Last week The Journal revealed how City Hall has received more than 1,000 calls this year from residents cheesed off about domestic animals, especially cats, running at large.

Here are 10 reasons why you, dear cat owner, should keep Tinkerbelle indoors:

1 – Your neighbours: They don’t like it. Even the most tolerant does not want to step in your cat’s calling card, smell its spray on the basement windows, or see their own indoor animals go berserk when Blackie pussyfoots by the window.

2 – Disease: When your cat runs loose it can come in contact with feral cats, many of which carry respiratory infections, distemper and feline AIDS. Think the odds of encounter are low? A Sarnia organization called Cat Chance has trapped, neutered and released more than 2,000 feral cats the past two years.

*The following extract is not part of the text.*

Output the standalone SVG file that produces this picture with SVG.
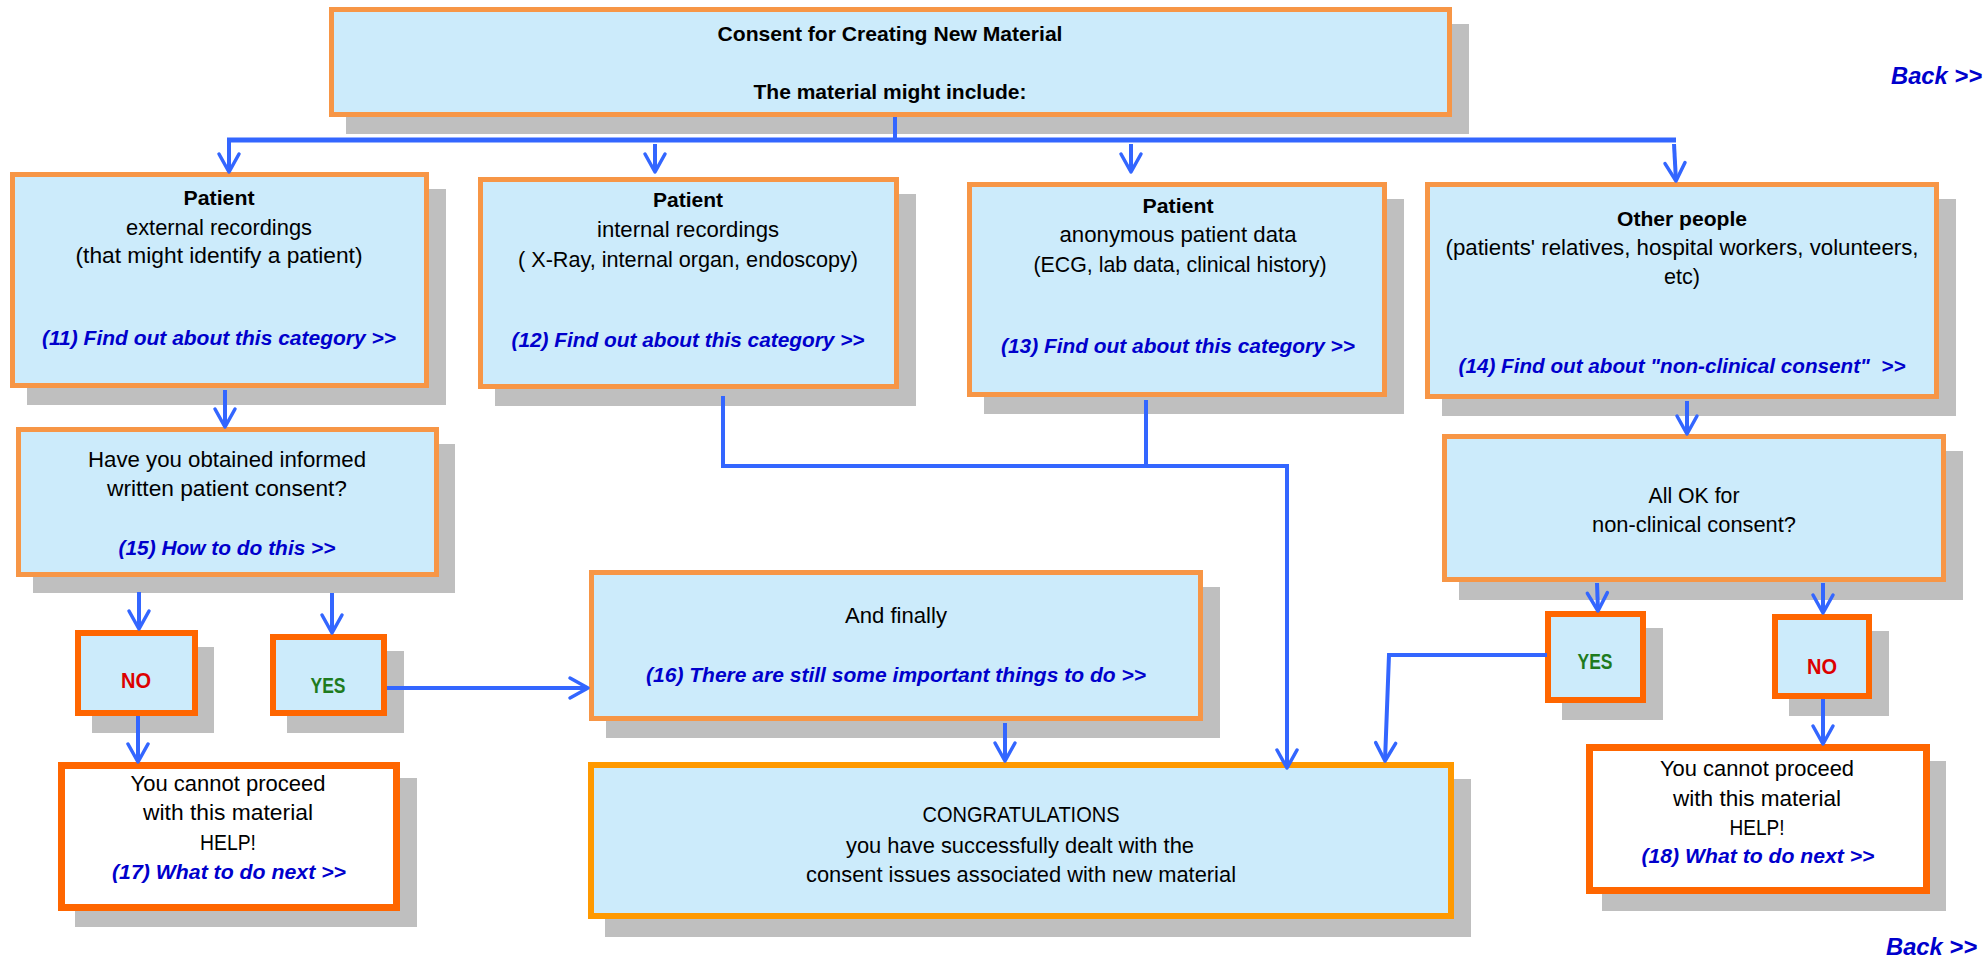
<svg xmlns="http://www.w3.org/2000/svg" width="1984" height="962" viewBox="0 0 1984 962">
<style>
.bg{fill:#FFFFFF}
.sh{fill:#BFBFBF}
.box{fill:#CCEBFB;stroke:#F79646;stroke-width:5}
.yn{fill:#CCEBFB;stroke:#FF6600;stroke-width:6}
.stop{fill:#FFFFFF;stroke:#FF6600;stroke-width:7}
.fin{fill:#CCEBFB;stroke:#FF9900;stroke-width:6}
text{font-family:"Liberation Sans",Arial,sans-serif;font-size:22px;fill:#000000;text-anchor:middle}
.b{font-weight:bold;font-size:21px}
.lk{font-weight:bold;font-style:italic;fill:#0000CC;font-size:21px}
.no{font-weight:bold;fill:#DD0000}
.yes{font-weight:bold;fill:#1E7B1E}
.back{font-weight:bold;font-style:italic;fill:#0000CC;font-size:23px;text-anchor:start}
.c{fill:none;stroke:#3366FF;stroke-width:4}
</style>
<defs>
<marker id="arr" markerUnits="userSpaceOnUse" orient="auto" refX="0" refY="0" markerWidth="40" markerHeight="40" viewBox="-20 -20 40 40" overflow="visible">
<path d="M-18,-10 L0,0 L-18,10" fill="none" stroke="#3366FF" stroke-width="3.5" stroke-linecap="round" stroke-linejoin="round"/>
</marker>
</defs>
<rect class="bg" x="0" y="0" width="1984" height="962"/>

<g id="top">
<rect class="sh" x="346" y="24" width="1123" height="110"/>
<rect class="box" x="331.5" y="9.5" width="1118" height="105"/>
<text class="b" x="890" y="41" textLength="345" lengthAdjust="spacingAndGlyphs">Consent for Creating New Material</text>
<text class="b" x="890" y="99" textLength="273" lengthAdjust="spacingAndGlyphs">The material might include:</text>
</g>

<g id="n11">
<rect class="sh" x="27" y="189" width="419" height="216"/>
<rect class="box" x="12.5" y="174.5" width="414" height="211"/>
<text class="b" x="219" y="205" textLength="71" lengthAdjust="spacingAndGlyphs">Patient</text>
<text x="219" y="235" textLength="186" lengthAdjust="spacingAndGlyphs">external recordings</text>
<text x="219" y="263" textLength="287" lengthAdjust="spacingAndGlyphs">(that might identify a patient)</text>
<text class="lk" x="219" y="345" textLength="354" lengthAdjust="spacingAndGlyphs">(11) Find out about this category &gt;&gt;</text>
</g>

<g id="n12">
<rect class="sh" x="495" y="194" width="421" height="212"/>
<rect class="box" x="480.5" y="179.5" width="416" height="207"/>
<text class="b" x="688" y="207" textLength="70" lengthAdjust="spacingAndGlyphs">Patient</text>
<text x="688" y="237" textLength="182" lengthAdjust="spacingAndGlyphs">internal recordings</text>
<text x="688" y="267" textLength="340" lengthAdjust="spacingAndGlyphs">( X-Ray, internal organ, endoscopy)</text>
<text class="lk" x="688" y="347" textLength="353" lengthAdjust="spacingAndGlyphs">(12) Find out about this category &gt;&gt;</text>
</g>

<g id="n13">
<rect class="sh" x="984" y="199" width="420" height="215"/>
<rect class="box" x="969.5" y="184.5" width="415" height="210"/>
<text class="b" x="1178" y="213" textLength="71" lengthAdjust="spacingAndGlyphs">Patient</text>
<text x="1178" y="242" textLength="237" lengthAdjust="spacingAndGlyphs">anonymous patient data</text>
<text x="1180" y="272" textLength="293" lengthAdjust="spacingAndGlyphs">(ECG, lab data, clinical history)</text>
<text class="lk" x="1178" y="353" textLength="354" lengthAdjust="spacingAndGlyphs">(13) Find out about this category &gt;&gt;</text>
</g>

<g id="n14">
<rect class="sh" x="1442" y="199" width="514" height="217"/>
<rect class="box" x="1427.5" y="184.5" width="509" height="212"/>
<text class="b" x="1682" y="226" textLength="130" lengthAdjust="spacingAndGlyphs">Other people</text>
<text x="1682" y="255" textLength="473" lengthAdjust="spacingAndGlyphs">(patients' relatives, hospital workers, volunteers,</text>
<text x="1682" y="284" textLength="36" lengthAdjust="spacingAndGlyphs">etc)</text>
<text class="lk" x="1682" y="373" textLength="447" lengthAdjust="spacingAndGlyphs" xml:space="preserve">(14) Find out about "non-clinical consent"  &gt;&gt;</text>
</g>

<g id="n15">
<rect class="sh" x="33" y="444" width="422" height="149"/>
<rect class="box" x="18.5" y="429.5" width="418" height="145"/>
<text x="227" y="467" textLength="278" lengthAdjust="spacingAndGlyphs">Have you obtained informed</text>
<text x="227" y="496" textLength="240" lengthAdjust="spacingAndGlyphs">written patient consent?</text>
<text class="lk" x="227" y="555" textLength="217" lengthAdjust="spacingAndGlyphs">(15) How to do this &gt;&gt;</text>
</g>

<g id="noL">
<rect class="sh" x="92" y="647" width="122" height="86"/>
<rect class="yn" x="78" y="633" width="117" height="80"/>
<text class="no" x="136" y="688" textLength="30" lengthAdjust="spacingAndGlyphs">NO</text>
</g>

<g id="yesL">
<rect class="sh" x="287" y="651" width="117" height="82"/>
<rect class="yn" x="273" y="637" width="111" height="76"/>
<text class="yes" x="328" y="693" textLength="35" lengthAdjust="spacingAndGlyphs">YES</text>
</g>

<g id="n17">
<rect class="sh" x="75" y="778" width="342" height="149"/>
<rect class="stop" x="61.5" y="765.5" width="335" height="142"/>
<text x="228" y="791" textLength="195" lengthAdjust="spacingAndGlyphs">You cannot proceed</text>
<text x="228" y="820" textLength="170" lengthAdjust="spacingAndGlyphs">with this material</text>
<text x="228" y="850" textLength="56" lengthAdjust="spacingAndGlyphs">HELP!</text>
<text class="lk" x="229" y="879" textLength="234" lengthAdjust="spacingAndGlyphs">(17) What to do next &gt;&gt;</text>
</g>

<g id="n16">
<rect class="sh" x="606" y="587" width="614" height="151"/>
<rect class="box" x="591.5" y="572.5" width="609" height="146"/>
<text x="896" y="623" textLength="102" lengthAdjust="spacingAndGlyphs">And finally</text>
<text class="lk" x="896" y="682" textLength="500" lengthAdjust="spacingAndGlyphs">(16) There are still some important things to do &gt;&gt;</text>
</g>

<g id="congrats">
<rect class="sh" x="605" y="779" width="866" height="158"/>
<rect class="fin" x="591" y="765" width="860" height="151"/>
<text x="1021" y="822" textLength="197" lengthAdjust="spacingAndGlyphs">CONGRATULATIONS</text>
<text x="1020" y="853" textLength="348" lengthAdjust="spacingAndGlyphs">you have successfully dealt with the</text>
<text x="1021" y="882" textLength="430" lengthAdjust="spacingAndGlyphs">consent issues associated with new material</text>
</g>

<g id="allok">
<rect class="sh" x="1459" y="451" width="504" height="149"/>
<rect class="box" x="1444.5" y="436.5" width="499" height="143"/>
<text x="1694" y="503" textLength="91" lengthAdjust="spacingAndGlyphs">All OK for</text>
<text x="1694" y="532" textLength="204" lengthAdjust="spacingAndGlyphs">non-clinical consent?</text>
</g>

<g id="yesR">
<rect class="sh" x="1562" y="628" width="101" height="92"/>
<rect class="yn" x="1548" y="614" width="95" height="86"/>
<text class="yes" x="1595" y="669" textLength="35" lengthAdjust="spacingAndGlyphs">YES</text>
</g>

<g id="noR">
<rect class="sh" x="1789" y="631" width="100" height="85"/>
<rect class="yn" x="1775" y="617" width="94" height="79"/>
<text class="no" x="1822" y="674" textLength="30" lengthAdjust="spacingAndGlyphs">NO</text>
</g>

<g id="n18">
<rect class="sh" x="1602" y="761" width="344" height="150"/>
<rect class="stop" x="1589.5" y="747.5" width="337" height="143"/>
<text x="1757" y="776" textLength="194" lengthAdjust="spacingAndGlyphs">You cannot proceed</text>
<text x="1757" y="806" textLength="168" lengthAdjust="spacingAndGlyphs">with this material</text>
<text x="1757" y="835" textLength="55" lengthAdjust="spacingAndGlyphs">HELP!</text>
<text class="lk" x="1758" y="863" textLength="233" lengthAdjust="spacingAndGlyphs">(18) What to do next &gt;&gt;</text>
</g>

<g id="backTop"><text class="back" x="1891" y="84" textLength="91" lengthAdjust="spacingAndGlyphs">Back &gt;&gt;</text></g>
<g id="backBottom"><text class="back" x="1886" y="955" textLength="91" lengthAdjust="spacingAndGlyphs">Back &gt;&gt;</text></g>

<g id="connectors">
<path class="c" d="M895,117 V140"/>
<path class="c" style="stroke-width:5" d="M227,140 H1676"/>
<path class="c" d="M229,140 V172" marker-end="url(#arr)"/>
<path class="c" d="M655,144 V172" marker-end="url(#arr)"/>
<path class="c" d="M1131,144 V172" marker-end="url(#arr)"/>
<path class="c" d="M1674,144 L1676,181" marker-end="url(#arr)"/>
<path class="c" d="M225,390 V427" marker-end="url(#arr)"/>
<path class="c" d="M139,592 V629" marker-end="url(#arr)"/>
<path class="c" d="M332,593 V633" marker-end="url(#arr)"/>
<path class="c" d="M138,716 V762" marker-end="url(#arr)"/>
<path class="c" d="M387,688 H588" marker-end="url(#arr)"/>
<path class="c" d="M723,396 V466 H1287 V768" marker-end="url(#arr)"/>
<path class="c" d="M1146,400 V466"/>
<path class="c" d="M1005,723 V761" marker-end="url(#arr)"/>
<path class="c" d="M1547,655 H1389 L1385,761" marker-end="url(#arr)"/>
<path class="c" d="M1687,401 V434" marker-end="url(#arr)"/>
<path class="c" d="M1597,583 L1598,611" marker-end="url(#arr)"/>
<path class="c" d="M1823,583 V613" marker-end="url(#arr)"/>
<path class="c" d="M1823,699 V744" marker-end="url(#arr)"/>
</g>
</svg>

3 – Cars: Even the wiliest veterans meet their match crossing the road and suffer excruciating pain, debilitating injuries or worse.

4 – Hitchhikers: Ticks are now common in Sarnia. Not to mention intestinal worms, ringworm and fleas. When kitty picks up parasites and brings them home they can infect your family and are often difficult to eradicate.

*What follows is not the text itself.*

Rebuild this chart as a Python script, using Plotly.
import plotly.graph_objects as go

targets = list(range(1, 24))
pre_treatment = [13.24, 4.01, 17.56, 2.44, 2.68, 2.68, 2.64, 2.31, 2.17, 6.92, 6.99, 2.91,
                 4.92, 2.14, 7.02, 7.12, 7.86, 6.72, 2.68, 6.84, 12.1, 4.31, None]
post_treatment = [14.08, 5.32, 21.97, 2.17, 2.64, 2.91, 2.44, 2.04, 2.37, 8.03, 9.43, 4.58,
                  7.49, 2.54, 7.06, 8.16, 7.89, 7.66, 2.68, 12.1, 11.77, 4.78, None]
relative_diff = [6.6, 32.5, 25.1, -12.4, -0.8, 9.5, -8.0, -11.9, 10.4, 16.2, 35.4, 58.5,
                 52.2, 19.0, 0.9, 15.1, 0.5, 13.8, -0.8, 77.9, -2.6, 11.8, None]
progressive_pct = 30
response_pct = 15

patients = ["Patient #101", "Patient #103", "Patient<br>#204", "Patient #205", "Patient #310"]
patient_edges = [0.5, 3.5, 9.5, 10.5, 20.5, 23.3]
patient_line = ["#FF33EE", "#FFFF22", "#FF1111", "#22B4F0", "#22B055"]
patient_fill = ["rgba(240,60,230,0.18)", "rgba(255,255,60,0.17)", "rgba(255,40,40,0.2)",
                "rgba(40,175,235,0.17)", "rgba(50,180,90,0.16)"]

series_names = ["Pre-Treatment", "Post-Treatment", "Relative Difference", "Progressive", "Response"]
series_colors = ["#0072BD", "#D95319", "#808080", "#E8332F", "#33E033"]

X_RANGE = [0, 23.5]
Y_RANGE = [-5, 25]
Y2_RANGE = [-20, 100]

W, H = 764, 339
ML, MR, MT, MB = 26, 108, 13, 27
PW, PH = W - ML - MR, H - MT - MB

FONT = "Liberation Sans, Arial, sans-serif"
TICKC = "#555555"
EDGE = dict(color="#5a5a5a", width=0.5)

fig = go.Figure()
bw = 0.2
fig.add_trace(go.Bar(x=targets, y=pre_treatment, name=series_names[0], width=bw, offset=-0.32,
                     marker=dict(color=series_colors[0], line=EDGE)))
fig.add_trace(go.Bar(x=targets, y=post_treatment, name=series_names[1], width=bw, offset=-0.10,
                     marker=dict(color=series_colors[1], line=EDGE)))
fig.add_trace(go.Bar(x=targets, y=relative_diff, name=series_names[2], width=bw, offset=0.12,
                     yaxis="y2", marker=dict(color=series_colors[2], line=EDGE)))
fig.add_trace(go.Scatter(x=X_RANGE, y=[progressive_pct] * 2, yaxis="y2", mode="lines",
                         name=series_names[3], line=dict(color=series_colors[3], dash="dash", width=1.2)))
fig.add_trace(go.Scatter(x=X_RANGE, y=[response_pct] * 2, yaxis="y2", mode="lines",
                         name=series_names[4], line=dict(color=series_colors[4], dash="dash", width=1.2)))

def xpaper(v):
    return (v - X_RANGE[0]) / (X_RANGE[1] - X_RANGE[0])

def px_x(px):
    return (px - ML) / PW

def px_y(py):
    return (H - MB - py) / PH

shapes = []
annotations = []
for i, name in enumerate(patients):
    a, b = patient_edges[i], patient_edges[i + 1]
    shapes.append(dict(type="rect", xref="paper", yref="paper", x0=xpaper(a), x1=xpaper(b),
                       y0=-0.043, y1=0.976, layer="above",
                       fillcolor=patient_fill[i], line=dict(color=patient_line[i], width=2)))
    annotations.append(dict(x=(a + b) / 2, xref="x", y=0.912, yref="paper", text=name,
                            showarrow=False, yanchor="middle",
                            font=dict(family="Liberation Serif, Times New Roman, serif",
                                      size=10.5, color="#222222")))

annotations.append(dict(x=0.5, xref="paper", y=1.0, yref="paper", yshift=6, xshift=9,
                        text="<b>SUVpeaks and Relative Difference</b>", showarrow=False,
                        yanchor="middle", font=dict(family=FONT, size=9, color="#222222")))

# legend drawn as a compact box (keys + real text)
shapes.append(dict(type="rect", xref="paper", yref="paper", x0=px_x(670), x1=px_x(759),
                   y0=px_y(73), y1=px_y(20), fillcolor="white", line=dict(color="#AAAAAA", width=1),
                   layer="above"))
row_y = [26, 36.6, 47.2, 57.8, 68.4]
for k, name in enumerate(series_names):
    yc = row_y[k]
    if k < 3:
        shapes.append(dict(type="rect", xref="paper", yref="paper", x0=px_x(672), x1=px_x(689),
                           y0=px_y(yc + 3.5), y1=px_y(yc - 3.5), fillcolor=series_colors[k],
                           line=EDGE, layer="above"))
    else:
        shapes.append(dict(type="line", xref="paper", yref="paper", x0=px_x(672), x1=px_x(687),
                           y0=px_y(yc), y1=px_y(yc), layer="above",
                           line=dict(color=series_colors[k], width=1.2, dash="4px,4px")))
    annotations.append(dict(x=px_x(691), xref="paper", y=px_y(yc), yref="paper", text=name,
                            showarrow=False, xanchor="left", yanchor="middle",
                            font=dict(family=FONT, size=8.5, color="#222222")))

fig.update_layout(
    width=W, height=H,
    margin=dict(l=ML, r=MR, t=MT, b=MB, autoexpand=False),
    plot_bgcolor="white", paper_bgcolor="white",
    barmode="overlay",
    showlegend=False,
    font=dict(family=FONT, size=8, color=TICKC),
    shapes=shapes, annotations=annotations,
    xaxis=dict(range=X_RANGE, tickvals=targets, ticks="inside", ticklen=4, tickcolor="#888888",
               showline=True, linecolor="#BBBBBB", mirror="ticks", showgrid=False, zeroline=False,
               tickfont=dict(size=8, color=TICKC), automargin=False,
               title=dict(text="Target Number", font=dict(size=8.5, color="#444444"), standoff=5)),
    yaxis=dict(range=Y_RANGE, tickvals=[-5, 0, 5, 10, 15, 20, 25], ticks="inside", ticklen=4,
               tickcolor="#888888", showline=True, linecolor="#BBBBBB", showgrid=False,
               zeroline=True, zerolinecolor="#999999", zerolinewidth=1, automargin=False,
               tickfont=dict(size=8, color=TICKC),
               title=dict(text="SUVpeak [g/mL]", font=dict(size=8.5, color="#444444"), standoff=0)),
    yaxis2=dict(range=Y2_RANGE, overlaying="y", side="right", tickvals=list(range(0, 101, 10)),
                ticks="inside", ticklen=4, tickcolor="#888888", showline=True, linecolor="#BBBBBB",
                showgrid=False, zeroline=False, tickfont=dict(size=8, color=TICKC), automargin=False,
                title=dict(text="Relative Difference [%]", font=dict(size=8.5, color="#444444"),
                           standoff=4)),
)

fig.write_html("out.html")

5 – Predators: Sarnia’s cat population dipped after coyotes moved in, especially around Canatara Park and along the city’s nature trails. Cats may be good hunters but they also get preyed upon.

7 – Pregnancy: Your cat. Their cat. It’s irresponsible.

6 – Poison: Cats come home suffering mysterious ailments. Vehicle antifreeze is toxic but sweet tasting to pets. They can also be exposed to rodent poisons or eat a mouse that’s ingested poisonous bait.

8 – Cruelty: Don’t think it happens? Three words: Joe the Cat. The Sarnia and District Humane Society says animal cruelty has surged lately. Sadly, there are unhinged people out there who trap cats and abuse them in the name of “sport.”

9 – Nature: If all of the above risks still haven’t swayed you, maybe your cat’s depressing impact on urban wildlife will. The average outdoor house cat kills between 10 and 12 birds a year, according to the director of wildlife research at Environment Canada. The federal agency estimates domestic and feral cats killed an almost incomprehensible 196 million birds in Canada last year.

10 –It’s against the law: Under Sarnia’s pet bylaw anyone has the right to capture and turn in your cat once it leaves your property. If you love your pet as much as you think you do, you will pay dearly to get it back.

Please, dear cat owner, before you send me hate mail understand this. I like cats. We have two of our own, Tasha and Louie.

But they live their safe and pampered lives indoors, where they belong.